Bruce Lo at Sentara Norfolk General Hospital has heard the superstitions for the past eight years he's worked in Hampton Roads emergency departments.
For instance, there's the "Black Cloud" superstition, where if a certain doctor or nurse or medical student is on duty, weird things happen, or busy shifts commence.
Sometimes it's a certain doctor-nurse combo.
Full moons are also notorious for busy nights in the ER, particularly with psychiatric emergencies and obstetrical cases, some say because of changes in the barometric pressure.
Being of a scientific bent, Lo decided to look into it. The assistant professor of emergency medicine at Eastern Virginia Medical School first considered looking into the full moon phenomenon.
Someone had beaten him to it.
A 1996 study in the American Journal of Emergency Medicine reviewed 150,999 records of ER visits to a suburban hospital during full moon cycles and found no difference from other nights.
A 2005 study by Mayo Clinic researchers, reported in the journal Psychiatric Services, looked at how many patients checked into a psychiatric emergency department between 6 p.m. and 6 a.m. over several years. They found no statistical difference in the number of visits either.
Lo decided to take on Friday the 13th by sifting through the records of more than 49,000 patient encounters.
He examined emergency visits and admissions from six area hospitals for 13 Friday the 13ths from November 2002 through December 2009.
He examined the volume for 13 ailments, including heart attacks, car accidents, animal bites, psychiatric incidents and appendectomies.
He compared that to Fridays before and after, and the month before, and found visits and admissions were no higher on Friday the 13ths than other Fridays, save for one category.
Cue the scary music:
Would that be... stakes through the heart?
No, stab and gunshot wounds.
"It would be that one," he said.
But even in that category, the difference was very small.
Dr.
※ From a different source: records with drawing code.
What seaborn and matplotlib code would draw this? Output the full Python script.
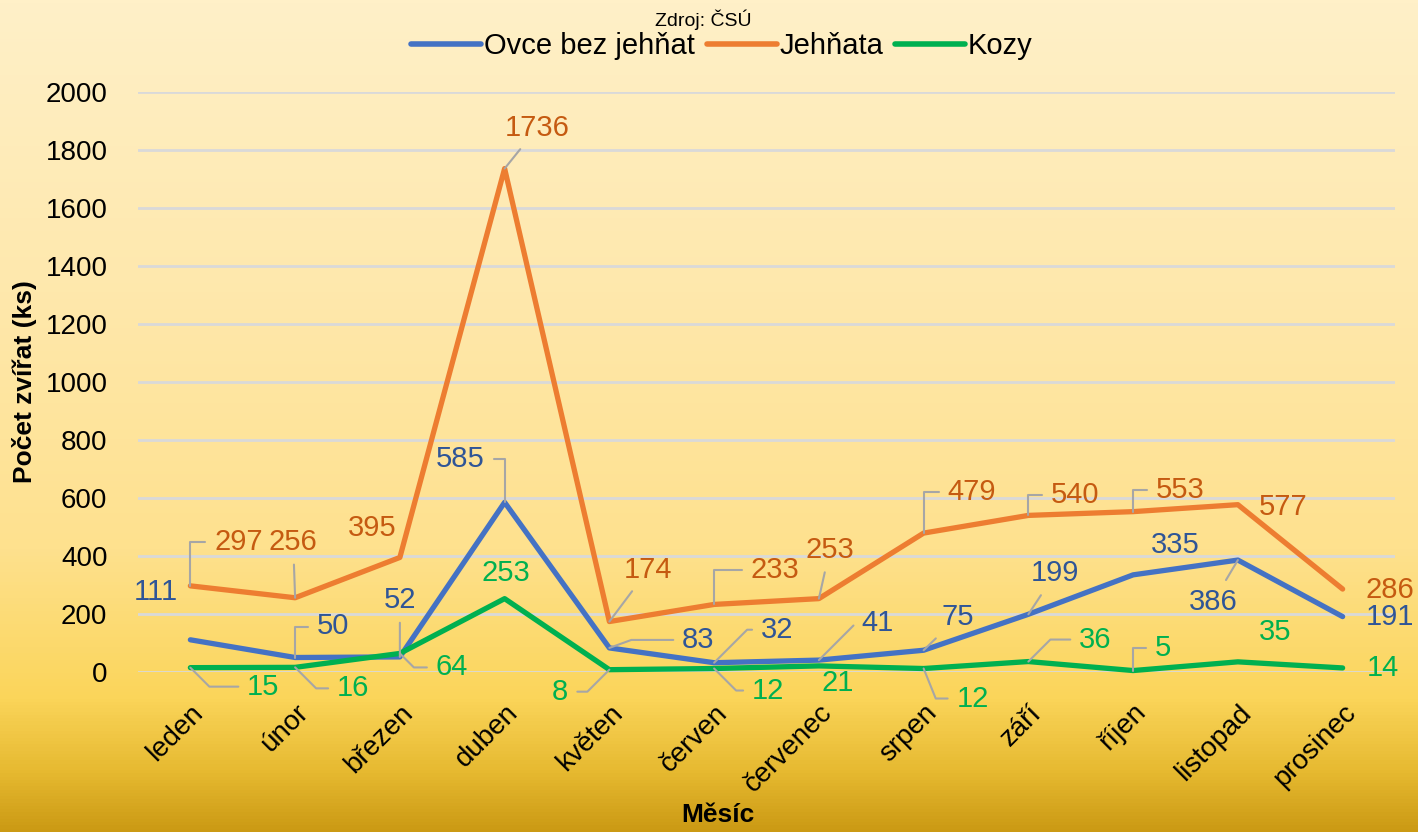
import numpy as np
import pandas as pd
import matplotlib
matplotlib.use("Agg")
import matplotlib.pyplot as plt
import seaborn as sns
from matplotlib.colors import LinearSegmentedColormap
from matplotlib.lines import Line2D

# data
months = ["leden", "únor", "březen", "duben", "květen", "červen",
          "červenec", "srpen", "září", "říjen", "listopad", "prosinec"]
ovce = [111, 50, 52, 585, 83, 32, 41, 75, 199, 335, 386, 191]
jehnata = [297, 256, 395, 1736, 174, 233, 253, 479, 540, 553, 577, 286]
kozy = [15, 16, 64, 253, 8, 12, 21, 12, 36, 5, 35, 14]
# data labels as printed in the chart
ovce_labels = [111, 50, 52, 585, 83, 32, 41, 75, 199, 335, 386, 191]
jehnata_labels = [297, 256, 395, 1736, 174, 233, 253, 479, 540, 553, 577, 286]
kozy_labels = [15, 16, 64, 253, 8, 12, 21, 12, 36, 5, 35, 14]

series_names = ["Ovce bez jehňat", "Jehňata", "Kozy"]

df = pd.DataFrame({
    "Měsíc": months * 3,
    "pos": list(range(12)) * 3,
    "value": ovce + jehnata + kozy,
    "series": [series_names[0]] * 12 + [series_names[1]] * 12 + [series_names[2]] * 12,
})

line_colors = {"Ovce bez jehňat": "#4472C4", "Jehňata": "#ED7D31", "Kozy": "#00B050"}
label_colors = {"Ovce bez jehňat": "#2F5597", "Jehňata": "#C55A11", "Kozy": "#00B050"}

# label offsets in pixels (dx, dy) and leader style
E = "angle,angleA=0,angleB=90,rad=0"    # vertical + horizontal
D = "angle,angleA=0,angleB=45,rad=0"    # diagonal + horizontal
Dn = "angle,angleA=0,angleB=-45,rad=0"
S = "arc3,rad=0"                        # straight
offs = {
    "Jehňata": [(48, 44, E), (-2, 56, S), (-28, 29, None), (33, 41, S), (39, 52, S),
                (61, 34, E), (11, 49, S), (48, 41, E), (47, 20, E), (47, 22, E),
                (45, -2, None), (47, -1, None)],
    "Ovce bez jehňat": [(-35, 48, None), (38, 31, E), (0, 57, S), (-44, 43, E), (89, 8, "angle,angleA=0,angleB=20,rad=0"),
                        (63, 33, D), (59, 37, D), (34, 33, S), (27, 41, S), (42, 30, None),
                        (-25, -42, S), (47, 0, None)],
    "Kozy": [(73, -19, Dn), (58, -21, Dn), (52, -14, Dn), (1, 26, None), (-49, -22, D),
             (54, -22, Dn), (19, -17, None), (49, -30, "angle,angleA=0,angleB=-68,rad=0"), (67, 22, D), (30, 23, E),
             (37, 30, None), (40, 0, None)],
}
labels = {"Ovce bez jehňat": ovce_labels, "Jehňata": jehnata_labels, "Kozy": kozy_labels}

sns.set_theme(style="white")
plt.rcParams["font.family"] = ["Liberation Sans", "DejaVu Sans"]
plt.rcParams["text.color"] = "black"
plt.rcParams["axes.labelcolor"] = "black"

fig = plt.figure(figsize=(14.18, 8.32), dpi=100)

# gradient background
bg = fig.add_axes([0, 0, 1, 1], zorder=-10)
cmap = LinearSegmentedColormap.from_list("bg", [
    (0.0, "#FFF0C8"), (0.35, "#FEE8AC"), (0.66, "#FEE18E"),
    (0.84, "#FBD55A"), (0.93, "#E6B930"), (1.0, "#CB9A14")])
bg.imshow(np.linspace(0, 1, 256).reshape(-1, 1), aspect="auto", cmap=cmap,
          extent=[0, 1, 0, 1], origin="upper")
bg.axis("off")

ax = fig.add_axes([138 / 1418, 1 - 672 / 832, (1395 - 138) / 1418, (672 - 92) / 832])
ax.patch.set_alpha(0)

sns.lineplot(data=df, x="pos", y="value", hue="series", palette=line_colors,
             linewidth=3.8, ax=ax, legend=False, clip_on=False, zorder=3)
for ln in ax.lines:
    ln.set_solid_capstyle("round")
    ln.set_solid_joinstyle("round")

ax.set_xlim(-0.5, 11.5)
ax.set_ylim(0, 2000)
ax.set_yticks(range(0, 2001, 200))
ax.yaxis.grid(True, color="#D9D9D9", linewidth=2, zorder=0)
ax.set_axisbelow(True)
for s in ax.spines.values():
    s.set_visible(False)
ax.tick_params(axis="y", labelsize=20, labelcolor="black", pad=22, length=0)
ax.set_xticks(range(12))
ax.set_xticklabels(months, rotation=45, ha="right", rotation_mode="anchor", fontsize=20)
ax.tick_params(axis="x", length=0, pad=20, labelcolor="black")
ax.set_xlabel("Měsíc", fontsize=19, fontweight="bold")
ax.set_ylabel("Počet zvířat (ks)", fontsize=19, fontweight="bold")
ax.xaxis.set_label_coords((718 - 138) / 1257, -(803 - 672) / 580)
ax.yaxis.set_label_coords((37 - 138) / 1257, 0.5)

values = {"Ovce bez jehňat": ovce, "Jehňata": jehnata, "Kozy": kozy}
for name in series_names:
    for i, v in enumerate(values[name]):
        dx, dy, style = offs[name][i]
        arrow = None
        if style is not None:
            arrow = dict(arrowstyle="-", color="#A6A6A6", lw=1.5,
                         connectionstyle=style, shrinkA=4, shrinkB=0)
        ax.annotate(str(labels[name][i]), xy=(i, v), xytext=(dx, dy),
                    textcoords="offset pixels", ha="center", va="center",
                    fontsize=21, color=label_colors[name], arrowprops=arrow,
                    annotation_clip=False, zorder=5)

# legend
handles = [Line2D([], [], color=line_colors[n], lw=4, solid_capstyle="round") for n in series_names]
fig.legend(handles, series_names, loc="center", bbox_to_anchor=(722 / 1418, 1 - 46 / 832),
           ncol=3, frameon=False, fontsize=21, handlelength=2.4, handletextpad=0.1,
           columnspacing=0.4, labelcolor="black")
fig.text(703 / 1418, 1 - 20 / 832, "Zdroj: ČSÚ", ha="center", va="center", fontsize=14)

fig.savefig("out.png", dpi=100)
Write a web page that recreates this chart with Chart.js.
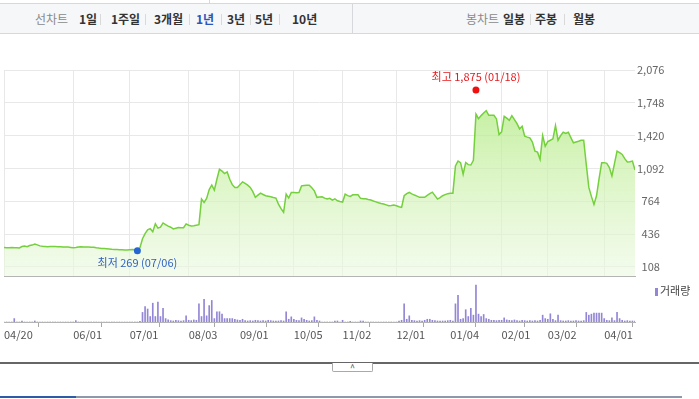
<!DOCTYPE html>
<html>
<head>
<meta charset="utf-8">
<script src="https://cdn.jsdelivr.net/npm/chart.js@4.4.1/dist/chart.umd.min.js"></script>
<style>
  body { margin: 0; width: 699px; height: 399px; overflow: hidden; background: #fff; position: relative;
         font-family: 'Noto Sans CJK KR', sans-serif; }
  .toolbar { position: absolute; left: 0; top: 3px; width: 699px; height: 31px; box-sizing: border-box;
             background: #f6f7f9; border-top: 1px solid #d6d8dc; border-bottom: 1px solid #d6d8dc; }
  .toolbar span { position: absolute; top: 7px; font-size: 12px; line-height: 16px; font-weight: bold; color: #333; white-space: nowrap; }
  .toolbar span.gray { color: #8a8a8a; font-weight: normal; }
  .toolbar span.on { color: #2b55b8; }
  .toolbar i { position: absolute; top: 10px; width: 1px; height: 11px; background: #d9d9d9; }
  .toolbar b.div { position: absolute; top: 0; width: 1px; height: 29px; background: #d6d8dc; }
  .tick0 { position: absolute; left: 209px; top: 0; width: 1px; height: 3px; background: #d6d8dc; }
  #priceWrap { position: absolute; left: 0; top: 0; width: 699px; height: 280px; }
  #volWrap { position: absolute; left: 0; top: 278px; width: 699px; height: 64px; }
  .vlegend { position: absolute; left: 655px; top: 283px; font-size: 11px; line-height: 14px; color: #444; }
  .vlegend em { display: inline-block; width: 3px; height: 8px; background: #9486d6; margin-right: 2px; vertical-align: -1px; }
  .sep { position: absolute; left: 0; top: 362px; width: 699px; height: 2px; background: #666; }
  .toggle { position: absolute; left: 332px; top: 363px; width: 39px; height: 8px; border: 1px solid #a9a9a9; border-top: none;
            border-radius: 0 0 2px 2px; background: #fff; font-size: 9px; line-height: 10px; text-align: center; color: #444; }
  .foot { position: absolute; left: 0; top: 396px; width: 682px; height: 2px; background: #8e98aa; }
  .foot em { position: absolute; left: 0; top: 0; width: 76px; height: 2px; background: #2f5aa6; }
</style>
</head>
<body>
<div class="tick0"></div>
<div class="toolbar">
  <span class="gray" style="left:35px">선차트</span>
  <span style="left:79px">1일</span><i style="left:100px"></i>
  <span style="left:111px">1주일</span><i style="left:145px"></i>
  <span style="left:154px">3개월</span><i style="left:189px"></i>
  <span class="on" style="left:196px">1년</span><i style="left:221px"></i>
  <span style="left:227px">3년</span><i style="left:250px"></i>
  <span style="left:255px">5년</span><i style="left:279px"></i>
  <span style="left:292px">10년</span>
  <b class="div" style="left:352px"></b>
  <span class="gray" style="left:466px">봉차트</span>
  <span style="left:503px">일봉</span><i style="left:530px"></i>
  <span style="left:535px">주봉</span><i style="left:564px"></i>
  <span style="left:573px">월봉</span>
</div>
<div id="priceWrap"><canvas id="priceChart" width="699" height="280"></canvas></div>
<div id="volWrap"><canvas id="volChart" width="699" height="64"></canvas></div>
<div class="vlegend"><em></em>거래량</div>
<div class="sep"></div>
<div class="toggle">^</div>
<div class="foot"><em></em></div>

<script>
// daily closing prices, one per trading day from 04/20 to mid April
const prices = [
  302, 300, 300, 301, 299, 300, 298, 312, 316, 310,
  322, 326, 336, 328, 318, 314, 312, 310, 311, 312,
  311, 310, 310, 308, 306, 306, 303, 300, 302, 306,
  310, 308, 307, 306, 305, 305, 300, 296, 293, 292,
  290, 288, 285, 283, 282, 280, 279, 278, 277, 280,
  282, 279, 277, 300, 389, 440, 478, 490, 460, 538,
  495, 505, 547, 530, 515, 505, 488, 495, 501, 500,
  500, 538, 525, 518, 520, 525, 530, 786, 753, 793,
  880, 925, 875, 984, 1083, 1065, 1040, 1057, 984, 930,
  902, 902, 930, 958, 942, 925, 902, 860, 803, 825,
  845, 832, 819, 815, 809, 802, 796, 736, 690, 654,
  835, 796, 852, 852, 850, 852, 918, 922, 925, 925,
  900, 868, 803, 806, 809, 795, 786, 793, 776, 789,
  769, 762, 756, 835, 820, 813, 829, 829, 829, 793,
  790, 789, 782, 776, 766, 758, 749, 742, 736, 728,
  719, 722, 726, 719, 710, 703, 819, 840, 852, 838,
  826, 815, 803, 803, 803, 823, 840, 855, 820, 786,
  800, 819, 830, 840, 845, 845, 1117, 1166, 1150, 1034,
  1150, 1130, 1126, 1173, 1636, 1590, 1620, 1646, 1669, 1623,
  1623, 1623, 1587, 1431, 1458, 1613, 1595, 1573, 1620, 1580,
  1540, 1487, 1513, 1414, 1405, 1398, 1355, 1265, 1255, 1183,
  1421, 1315, 1360, 1374, 1388, 1520, 1374, 1420, 1454, 1441,
  1454, 1400, 1348, 1356, 1364, 1374, 1374, 1133, 902, 813,
  733, 819, 990, 1150, 1150, 1143, 1100, 1017, 1140, 1265,
  1250, 1232, 1190, 1156, 1160, 1166, 1077
];

// trading volume (relative units) for the same days
const volumes = [
  0, 0, 0, 0, 10, 0, 0, 3, 0, 0,
  0, 0, 3, 0, 0, 0, 0, 0, 0, 0,
  0, 0, 0, 0, 0, 0, 0, 0, 4, 0,
  0, 0, 0, 0, 0, 0, 0, 0, 0, 0,
  0, 0, 0, 0, 0, 0, 0, 0, 0, 0,
  0, 0, 0, 2, 28, 45, 38, 16, 55, 16,
  58, 16, 40, 10, 6, 4, 3, 5, 4, 3,
  4, 18, 5, 4, 6, 5, 53, 16, 66, 18,
  48, 63, 10, 30, 30, 23, 10, 10, 10, 10,
  8, 6, 5, 8, 4, 3, 4, 3, 5, 4,
  3, 4, 3, 5, 4, 3, 3, 3, 4, 3,
  30, 8, 15, 8, 5, 4, 12, 8, 5, 3,
  4, 15, 5, 3, 0, 0, 0, 0, 0, 3,
  3, 0, 5, 0, 0, 2, 0, 0, 0, 3,
  3, 0, 0, 0, 0, 0, 0, 0, 0, 0,
  0, 0, 0, 0, 3, 5, 53, 8, 18, 5,
  4, 3, 4, 3, 5, 8, 8, 5, 4, 3,
  3, 3, 3, 4, 5, 3, 53, 78, 8, 10,
  36, 16, 40, 20, 108, 23, 16, 22, 10, 8,
  5, 5, 4, 5, 5, 12, 6, 5, 4, 6,
  4, 3, 5, 4, 3, 4, 3, 4, 3, 5,
  20, 10, 8, 24, 8, 4, 20, 4, 3, 3,
  4, 3, 3, 4, 3, 3, 4, 28, 20, 23,
  26, 26, 26, 26, 10, 5, 4, 12, 4, 28,
  10, 5, 3, 4, 3, 3, 3
];

// date ticks: trading-day index and label
const tickIdx = [0, 27, 49, 72, 92, 113, 132, 153, 174, 194, 212, 234];
const tickLabels = ['04/20', '06/01', '07/01', '08/03', '09/01', '10/05', '11/02', '12/01', '01/04', '02/01', '03/02', '04/01'];

const priceTicks = [108, 436, 764, 1092, 1420, 1748, 2076];

const hiIdx = 184, hiVal = 1875, hiText = '최고 1,875 (01/18)';
const loIdx = 52, loVal = 269, loText = '최저 269 (07/06)';

Chart.defaults.font.family = "'Noto Sans CJK KR', sans-serif";
Chart.defaults.font.size = 11;
Chart.defaults.animation = false;

const lastIdx = prices.length - 1;

const markPlugin = {
    id: 'marks',
    afterDatasetsDraw(chart) {
        const { ctx, scales: { x, y } } = chart;
        ctx.save();
        ctx.font = "11px 'Noto Sans CJK KR', sans-serif";
        ctx.textAlign = 'center';
        ctx.textBaseline = 'middle';
        ctx.fillStyle = '#e8191c';
        ctx.fillText(hiText, x.getPixelForValue(hiIdx), y.getPixelForValue(hiVal) - 13);
        ctx.fillStyle = '#2f63c4';
        ctx.fillText(loText, x.getPixelForValue(loIdx), y.getPixelForValue(loVal) + 12);
        ctx.restore();
    }
};

function greenFill(context) {
    const area = context.chart.chartArea;
    if (!area) return 'rgba(180,235,140,0.5)';
    const g = context.chart.ctx.createLinearGradient(0, area.top, 0, area.bottom);
    g.addColorStop(0, 'rgba(170,232,120,0.85)');
    g.addColorStop(0.45, 'rgba(200,240,165,0.7)');
    g.addColorStop(1, 'rgba(236,249,226,0.6)');
    return g;
}

new Chart(document.getElementById('priceChart'), {
    type: 'line',
    data: {
        datasets: [{
            data: prices.map((v, i) => ({ x: i, y: v })),
            borderColor: '#74d03c',
            borderWidth: 1.5,
            backgroundColor: greenFill,
            fill: 'start',
            pointRadius: 0,
            tension: 0,
            order: 2
        }, {
            type: 'scatter',
            data: [{ x: hiIdx, y: hiVal }, { x: loIdx, y: loVal }],
            pointRadius: 3.5,
            pointBackgroundColor: ['#f01010', '#2666d2'],
            pointBorderWidth: 0,
            order: 1
        }]
    },
    options: {
        responsive: false,
        layout: { padding: { top: 70, left: 4, right: 0, bottom: 2.5 } },
        plugins: { legend: { display: false }, tooltip: { enabled: false } },
        scales: {
            x: {
                type: 'linear',
                min: 0,
                max: lastIdx,
                afterBuildTicks: s => { s.ticks = tickIdx.map(v => ({ value: v })); },
                afterFit: s => { s.height = 0; },
                ticks: { display: false },
                grid: { color: '#e8e8e8', drawTicks: false },
                border: { display: true, color: '#b4b4b4', width: 1 }
            },
            y: {
                position: 'right',
                min: 17,
                max: 2076,
                afterBuildTicks: s => { s.ticks = priceTicks.map(v => ({ value: v })); },
                afterFit: s => { s.width = 64; s.paddingTop = 0; s.paddingBottom = 0; },
                ticks: {
                    color: '#666',
                    padding: 2,
                    crossAlign: 'center',
                    callback: v => v.toLocaleString('en-US')
                },
                grid: { color: '#e8e8e8', drawTicks: false },
                border: { display: false }
            }
        }
    },
    plugins: [markPlugin]
});

new Chart(document.getElementById('volChart'), {
    type: 'bar',
    data: {
        datasets: [{
            data: volumes.map((v, i) => ({ x: i, y: v })),
            backgroundColor: '#9486d6',
            barThickness: 1
        }]
    },
    options: {
        responsive: false,
        layout: { padding: { top: 5, left: 4, right: 64, bottom: 0 } },
        plugins: { legend: { display: false }, tooltip: { enabled: false } },
        scales: {
            x: {
                type: 'linear',
                offset: false,
                min: 0,
                max: lastIdx,
                afterBuildTicks: s => { s.ticks = tickIdx.map(v => ({ value: v })); },
                afterFit: s => { s.height = 20; },
                ticks: {
                    color: '#555',
                    align: 'start',
                    padding: 1,
                    maxRotation: 0,
                    autoSkip: false,
                    callback: (v) => tickLabels[tickIdx.indexOf(v)]
                },
                grid: { drawOnChartArea: false, drawTicks: true, tickLength: 5, tickColor: '#a8a8a8' },
                border: { display: true, color: '#b4b4b4', width: 1 }
            },
            y: {
                display: false,
                min: 0,
                max: 114
            }
        }
    }
});
</script>
</body>
</html>
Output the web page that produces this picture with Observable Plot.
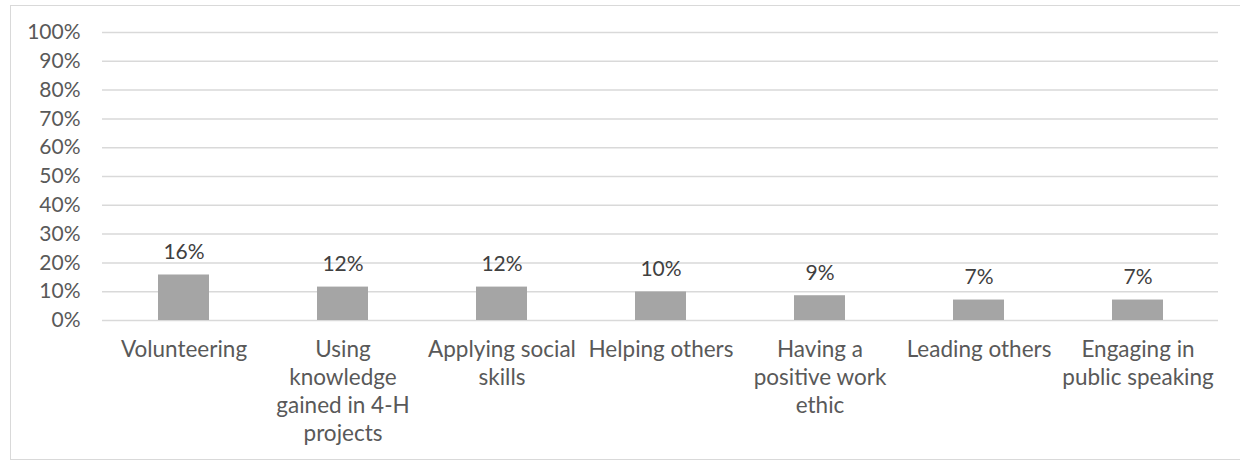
<!DOCTYPE html>
<html>
<head>
<meta charset="utf-8">
<script src="https://cdn.jsdelivr.net/npm/d3@7"></script>
<script src="https://cdn.jsdelivr.net/npm/@observablehq/plot@0.6"></script>
<style>
  html, body { margin: 0; padding: 0; background: #fff; }
  #wrap { position: relative; width: 1240px; height: 462px; overflow: hidden; }
  #frame { position: absolute; left: 10px; top: 5px; width: 1240px; height: 455px; border: 1.5px solid #d9d9d9; box-sizing: border-box; }
  #chart { position: absolute; left: 0; top: 0; }
</style>
</head>
<body>
<div id="wrap"><div id="frame"></div><div id="chart"></div></div>
<script>
const categories = [
  "Volunteering",
  "Using knowledge gained in 4-H projects",
  "Applying social skills",
  "Helping others",
  "Having a positive work ethic",
  "Leading others",
  "Engaging in public speaking"
];
const tickLabels = [
  "Volunteering",
  "Using\nknowledge\ngained in 4-H\nprojects",
  "Applying social\nskills",
  "Helping others",
  "Having a\npositive work\nethic",
  "Leading others",
  "Engaging in\npublic speaking"
];
const values = [0.158, 0.116, 0.116, 0.099, 0.086, 0.071, 0.071];
const yTicks = [0, 0.1, 0.2, 0.3, 0.4, 0.5, 0.6, 0.7, 0.8, 0.9, 1.0];

const data = categories.map((c, i) => ({category: c, value: values[i], label: tickLabels[i]}));
const labelOf = new Map(data.map(d => [d.category, d.label]));
const fmt = d3.format(".0%");

const chart = Plot.plot({
  width: 1240,
  height: 462,
  marginLeft: 102,
  marginRight: 22,
  marginTop: 32,
  marginBottom: 142,
  style: {fontFamily: "Lato, sans-serif", fontSize: "21px", background: "transparent"},
  x: {domain: categories, paddingInner: 0.68, paddingOuter: 0.34, label: null},
  y: {domain: [0, 1], label: null},
  marks: [
    Plot.gridY(yTicks, {stroke: "#d9d9d9", strokeOpacity: 1, strokeWidth: 1.5}),
    Plot.axisY(yTicks, {tickSize: 0, tickPadding: 22, tickFormat: fmt, fill: "#595959", label: null}),
    Plot.barY(data, {x: "category", y: "value", fill: "#a5a5a5"}),
    Plot.text(data, {x: "category", y: "value", text: d => fmt(d.value), dy: -16, lineAnchor: "bottom", fill: "#404040"}),
    Plot.axisX({tickSize: 0, tickPadding: 17, tickFormat: d => labelOf.get(d), fontSize: 22.5, lineHeight: 1.24, fill: "#595959", label: null})
  ]
});
document.getElementById("chart").append(chart);
</script>
</body>
</html>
Frank Counselman, who directs the EVMS emergency medical residency program, has also heard the folklore concerning busy shifts, but he said they usually have other factors behind them.
Summer holiday weekends, for instance, tend to be busy because people are outside doing activities. Mondays are hectic in ERs, a trend that's been noted across the nation.
"People struggle through the weekend hoping it'll go away," Counselman said. "Monday, they call their doctor's office and it's full. So they go to the ER."
Some jobs also require documentation to miss work.
Lo, whose study was published in the American Journal of Emergency Medicine last summer, said he knows it won't quell superstitions in emergency rooms, but it satisfied his curiosity about the subject: "One of the reasons why I enjoy the work is you never know what's coming in the door."
Fox, the nurse, who has worked in emergency rooms for 26 years and is at Sentara Leigh Memorial Hospital, said some staff members swear by the superstitions, and even plan their schedules accordingly.
"Some people won't even work on that day," she said. "I'm not that bad."